So as I blogged about earlier, to help find conflicting training questions in your intents you would normally use K-Fold. There are issues in using this though.
- It removes some of your training data that can weaken intents.
- You have to balance number of folds for accuracy over speed.
- Requires to make multiple workspaces.
- Once you have created the results, you have to figure them out.
Looking back at an old blog post on compound questions, I realized that this already sees where a question can be confused with different intents.
So the next step was to determine to equate this to intent testing. Removing a question and retraining is not an option. It takes too long, and offers nothing over the existing K-Fold testing.
Sending the question back as-is will always return a 100% match. Every other intent gets a 0.0 score, so you can’t see confusion. But what if you changed the question?
First up, I took the workspace from the compound questions. Despite being a tiny workspace it works quite well. So I had to manufacture some confusion. I did this by taking a question from one intent and pasting it into another (from #ALLOW_VET to #DOG_HEALTH).

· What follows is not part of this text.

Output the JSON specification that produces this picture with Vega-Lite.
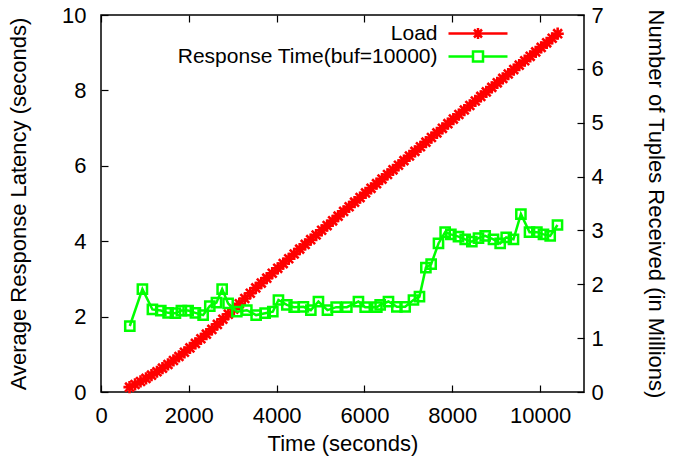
{
  "$schema": "https://vega.github.io/schema/vega-lite/v6.json",
  "width": 483,
  "height": 377,
  "autosize": "none",
  "padding": {"left": 101, "top": 15, "right": 89, "bottom": 72},
  "background": "white",
  "config": {
    "view": {"stroke": "black", "strokeWidth": 1.5},
    "font": "Liberation Sans",
    "axis": {
      "grid": false, "domain": false, "tickSize": -7, "tickColor": "black", "tickWidth": 1.2,
      "labelFontSize": 22, "titleFontSize": 22, "titleFontWeight": "normal",
      "labelColor": "black", "titleColor": "black", "labelFlush": false, "labelOverlap": false,
      "labelFont": "Liberation Sans", "titleFont": "Liberation Sans", "format": "d"
    }
  },
  "datasets": {
    "load": [
      {"time": 650, "series": "Load", "tuples": 0.09},
      {"time": 775, "series": "Load", "tuples": 0.14},
      {"time": 900, "series": "Load", "tuples": 0.195},
      {"time": 1025, "series": "Load", "tuples": 0.252},
      {"time": 1150, "series": "Load", "tuples": 0.313},
      {"time": 1275, "series": "Load", "tuples": 0.376},
      {"time": 1400, "series": "Load", "tuples": 0.442},
      {"time": 1525, "series": "Load", "tuples": 0.511},
      {"time": 1650, "series": "Load", "tuples": 0.585},
      {"time": 1775, "series": "Load", "tuples": 0.66},
      {"time": 1900, "series": "Load", "tuples": 0.738},
      {"time": 2025, "series": "Load", "tuples": 0.819},
      {"time": 2150, "series": "Load", "tuples": 0.902},
      {"time": 2275, "series": "Load", "tuples": 0.988},
      {"time": 2400, "series": "Load", "tuples": 1.074},
      {"time": 2525, "series": "Load", "tuples": 1.162},
      {"time": 2650, "series": "Load", "tuples": 1.255},
      {"time": 2775, "series": "Load", "tuples": 1.35},
      {"time": 2900, "series": "Load", "tuples": 1.445},
      {"time": 3025, "series": "Load", "tuples": 1.54},
      {"time": 3150, "series": "Load", "tuples": 1.638},
      {"time": 3275, "series": "Load", "tuples": 1.736},
      {"time": 3400, "series": "Load", "tuples": 1.834},
      {"time": 3525, "series": "Load", "tuples": 1.932},
      {"time": 3650, "series": "Load", "tuples": 2.023},
      {"time": 3775, "series": "Load", "tuples": 2.114},
      {"time": 3900, "series": "Load", "tuples": 2.205},
      {"time": 4025, "series": "Load", "tuples": 2.296},
      {"time": 4150, "series": "Load", "tuples": 2.385},
      {"time": 4275, "series": "Load", "tuples": 2.474},
      {"time": 4400, "series": "Load", "tuples": 2.563},
      {"time": 4525, "series": "Load", "tuples": 2.653},
      {"time": 4650, "series": "Load", "tuples": 2.74},
      {"time": 4775, "series": "Load", "tuples": 2.828},
      {"time": 4900, "series": "Load", "tuples": 2.915},
      {"time": 5025, "series": "Load", "tuples": 3.003},
      {"time": 5150, "series": "Load", "tuples": 3.09},
      {"time": 5275, "series": "Load", "tuples": 3.178},
      {"time": 5400, "series": "Load", "tuples": 3.265},
      {"time": 5525, "series": "Load", "tuples": 3.353},
      {"time": 5650, "series": "Load", "tuples": 3.439},
      {"time": 5775, "series": "Load", "tuples": 3.525},
      {"time": 5900, "series": "Load", "tuples": 3.61},
      {"time": 6025, "series": "Load", "tuples": 3.696},
      {"time": 6150, "series": "Load", "tuples": 3.782},
      {"time": 6275, "series": "Load", "tuples": 3.868},
      {"time": 6400, "series": "Load", "tuples": 3.953},
      {"time": 6525, "series": "Load", "tuples": 4.039},
      {"time": 6650, "series": "Load", "tuples": 4.125},
      {"time": 6775, "series": "Load", "tuples": 4.21},
      {"time": 6900, "series": "Load", "tuples": 4.296},
      {"time": 7025, "series": "Load", "tuples": 4.382},
      {"time": 7150, "series": "Load", "tuples": 4.468},
      {"time": 7275, "series": "Load", "tuples": 4.553},
      {"time": 7400, "series": "Load", "tuples": 4.639},
      {"time": 7525, "series": "Load", "tuples": 4.725},
      {"time": 7650, "series": "Load", "tuples": 4.811},
      {"time": 7775, "series": "Load", "tuples": 4.896},
      {"time": 7900, "series": "Load", "tuples": 4.982},
      {"time": 8025, "series": "Load", "tuples": 5.068},
      {"time": 8150, "series": "Load", "tuples": 5.152},
      {"time": 8275, "series": "Load", "tuples": 5.236},
      {"time": 8400, "series": "Load", "tuples": 5.32},
      {"time": 8525, "series": "Load", "tuples": 5.404},
      {"time": 8650, "series": "Load", "tuples": 5.488},
      {"time": 8775, "series": "Load", "tuples": 5.572},
      {"time": 8900, "series": "Load", "tuples": 5.656},
      {"time": 9025, "series": "Load", "tuples": 5.74},
      {"time": 9150, "series": "Load", "tuples": 5.822},
      {"time": 9275, "series": "Load", "tuples": 5.904},
      {"time": 9400, "series": "Load", "tuples": 5.986},
      {"time": 9525, "series": "Load", "tuples": 6.069},
      {"time": 9650, "series": "Load", "tuples": 6.151},
      {"time": 9775, "series": "Load", "tuples": 6.233},
      {"time": 9900, "series": "Load", "tuples": 6.315},
      {"time": 10025, "series": "Load", "tuples": 6.398},
      {"time": 10150, "series": "Load", "tuples": 6.483},
      {"time": 10275, "series": "Load", "tuples": 6.568},
      {"time": 10400, "series": "Load", "tuples": 6.653}
    ],
    "resp": [
      {"time": 656, "series": "Response Time(buf=10000)", "latency": 1.75},
      {"time": 943, "series": "Response Time(buf=10000)", "latency": 2.73},
      {"time": 1171, "series": "Response Time(buf=10000)", "latency": 2.19},
      {"time": 1362, "series": "Response Time(buf=10000)", "latency": 2.16},
      {"time": 1528, "series": "Response Time(buf=10000)", "latency": 2.1},
      {"time": 1695, "series": "Response Time(buf=10000)", "latency": 2.09},
      {"time": 1831, "series": "Response Time(buf=10000)", "latency": 2.16},
      {"time": 1984, "series": "Response Time(buf=10000)", "latency": 2.16},
      {"time": 2150, "series": "Response Time(buf=10000)", "latency": 2.1},
      {"time": 2326, "series": "Response Time(buf=10000)", "latency": 2.04},
      {"time": 2478, "series": "Response Time(buf=10000)", "latency": 2.28},
      {"time": 2629, "series": "Response Time(buf=10000)", "latency": 2.37},
      {"time": 2759, "series": "Response Time(buf=10000)", "latency": 2.73},
      {"time": 2895, "series": "Response Time(buf=10000)", "latency": 2.35},
      {"time": 3093, "series": "Response Time(buf=10000)", "latency": 2.13},
      {"time": 3321, "series": "Response Time(buf=10000)", "latency": 2.17},
      {"time": 3533, "series": "Response Time(buf=10000)", "latency": 2.04},
      {"time": 3738, "series": "Response Time(buf=10000)", "latency": 2.09},
      {"time": 3913, "series": "Response Time(buf=10000)", "latency": 2.13},
      {"time": 4041, "series": "Response Time(buf=10000)", "latency": 2.44},
      {"time": 4232, "series": "Response Time(buf=10000)", "latency": 2.31},
      {"time": 4399, "series": "Response Time(buf=10000)", "latency": 2.25},
      {"time": 4610, "series": "Response Time(buf=10000)", "latency": 2.26},
      {"time": 4779, "series": "Response Time(buf=10000)", "latency": 2.17},
      {"time": 4952, "series": "Response Time(buf=10000)", "latency": 2.4},
      {"time": 5157, "series": "Response Time(buf=10000)", "latency": 2.17},
      {"time": 5355, "series": "Response Time(buf=10000)", "latency": 2.25},
      {"time": 5599, "series": "Response Time(buf=10000)", "latency": 2.25},
      {"time": 5863, "series": "Response Time(buf=10000)", "latency": 2.4},
      {"time": 6016, "series": "Response Time(buf=10000)", "latency": 2.25},
      {"time": 6282, "series": "Response Time(buf=10000)", "latency": 2.25},
      {"time": 6358, "series": "Response Time(buf=10000)", "latency": 2.31},
      {"time": 6547, "series": "Response Time(buf=10000)", "latency": 2.4},
      {"time": 6738, "series": "Response Time(buf=10000)", "latency": 2.26},
      {"time": 6927, "series": "Response Time(buf=10000)", "latency": 2.26},
      {"time": 7116, "series": "Response Time(buf=10000)", "latency": 2.44},
      {"time": 7253, "series": "Response Time(buf=10000)", "latency": 2.53},
      {"time": 7399, "series": "Response Time(buf=10000)", "latency": 3.3},
      {"time": 7519, "series": "Response Time(buf=10000)", "latency": 3.39},
      {"time": 7686, "series": "Response Time(buf=10000)", "latency": 3.94},
      {"time": 7838, "series": "Response Time(buf=10000)", "latency": 4.24},
      {"time": 7968, "series": "Response Time(buf=10000)", "latency": 4.18},
      {"time": 8141, "series": "Response Time(buf=10000)", "latency": 4.12},
      {"time": 8294, "series": "Response Time(buf=10000)", "latency": 4.05},
      {"time": 8446, "series": "Response Time(buf=10000)", "latency": 3.99},
      {"time": 8597, "series": "Response Time(buf=10000)", "latency": 4.08},
      {"time": 8749, "series": "Response Time(buf=10000)", "latency": 4.14},
      {"time": 8938, "series": "Response Time(buf=10000)", "latency": 4.05},
      {"time": 9091, "series": "Response Time(buf=10000)", "latency": 3.94},
      {"time": 9228, "series": "Response Time(buf=10000)", "latency": 4.1},
      {"time": 9394, "series": "Response Time(buf=10000)", "latency": 4.05},
      {"time": 9563, "series": "Response Time(buf=10000)", "latency": 4.72},
      {"time": 9759, "series": "Response Time(buf=10000)", "latency": 4.24},
      {"time": 9927, "series": "Response Time(buf=10000)", "latency": 4.24},
      {"time": 10077, "series": "Response Time(buf=10000)", "latency": 4.18},
      {"time": 10230, "series": "Response Time(buf=10000)", "latency": 4.14},
      {"time": 10396, "series": "Response Time(buf=10000)", "latency": 4.43}
    ]
  },
  "layer": [
    {
      "data": {"name": "load"},
      "encoding": {
        "x": {"field": "time", "type": "quantitative", "scale": {"domain": [0, 11000], "nice": false},
          "axis": {"orient": "bottom", "values": [0, 2000, 4000, 6000, 8000, 10000], "title": "Time (seconds)", "labelPadding": 20, "titlePadding": 7}},
        "y": {"field": "tuples", "type": "quantitative", "scale": {"domain": [0, 7], "nice": false},
          "axis": {"orient": "right", "values": [0, 1, 2, 3, 4, 5, 6, 7], "title": "Number of Tuples Received (in Millions)", "labelPadding": 14, "titlePadding": 40}},
        "color": {"field": "series", "type": "nominal",
          "scale": {"domain": ["Load", "Response Time(buf=10000)"], "range": ["#ff0000", "#00ff00"]},
          "legend": {
            "orient": "none", "legendX": 366.5, "legendY": 8, "direction": "vertical", "title": null,
            "padding": 0, "symbolSize": 100, "rowPadding": 1, "labelFontSize": 21, "labelFont": "Liberation Sans",
            "labelColor": "black", "labelLimit": 500, "labelAlign": "right", "labelOffset": -51,
            "encode": {"symbols": {"update": {
              "shape": {"signal": "datum.value === 'Load' ? 'M-5.9,0H5.9M-1.1,0H1.1M0,-1.1V1.1M-0.8,-0.8L0.8,0.8M-0.8,0.8L0.8,-0.8' : 'M-5.9,0H-1M1,0H5.9M-1,-1H1V1H-1Z'"},
              "fill": {"value": "transparent"},
              "stroke": {"signal": "datum.value === 'Load' ? '#ff0000' : '#00ff00'"},
              "strokeWidth": {"value": 2.5},
              "opacity": {"value": 1}
            }}}
          }}
      },
      "layer": [
        {"mark": {"type": "line", "strokeWidth": 3.5}},
        {"mark": {"type": "point", "shape": "M-1,0H1M0,-1V1M-0.72,-0.72L0.72,0.72M-0.72,0.72L0.72,-0.72", "size": 150, "strokeWidth": 2.6, "filled": false, "opacity": 1}}
      ]
    },
    {
      "data": {"name": "resp"},
      "encoding": {
        "x": {"field": "time", "type": "quantitative", "scale": {"domain": [0, 11000], "nice": false},
          "axis": {"orient": "top", "values": [0, 2000, 4000, 6000, 8000, 10000], "labels": false, "title": null}},
        "y": {"field": "latency", "type": "quantitative", "scale": {"domain": [0, 10], "nice": false},
          "axis": {"orient": "left", "values": [0, 2, 4, 6, 8, 10], "title": "Average Response Latency (seconds)", "labelPadding": 22, "titlePadding": 31}},
        "color": {"field": "series", "type": "nominal"}
      },
      "layer": [
        {"mark": {"type": "line", "strokeWidth": 2.5}},
        {"mark": {"type": "point", "shape": "square", "size": 85, "strokeWidth": 2.5, "filled": false, "opacity": 1}}
      ]
    }
  ],
  "resolve": {"scale": {"y": "independent"}, "axis": {"x": "independent"}}
}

- Can my vet examine the puppies?
Next up for the code we define a “safe word”. This is prepended to any question when talking to Watson Assistant. In this case I selected “SIO”. What was interesting when testing this is that even if the safe word doesn’t make sense, it can still impact the results on an enterprise level (ie. 1000’s of questions).
We end up with this response:
- SIO Can my vet examine the puppies?
ALLOW_VET = 0.952616596221924 DOG_HEALTH = 0.9269126892089845
Great! We can clearly see that these intents are confused with each other. So using the K-Means code from before we can document actual confusion between intents.
I’ve created some Sample Code you can play with to recreate.
Just in case you are not aware, there is also a Watson Assistant premium feature which will do something similar. It’s called “conflict resolution” (CR). Here is a good video explaining the feature.
Compared to that and K-Fold…
- This sample code is faster and cleaner than K-Fold.
- Narrows down to an individual question.
- (with customizations) Can show multiple intent confusion.
- Unlike K-Fold, later tests only require you to test new & updated intents.
- Considerably slower than CR. When using CR, it only takes a few seconds to test everything. The sample can take up to a second per question to test.
- Costs an API call for each question test.
- Can’t test the model where the question would not be in the training. (What K-Fold does)
- CR is slightly more accurate in detection. (based on my tests)
- CR allows you to swap/edit questions within the same UI. The example I posted requires manual work.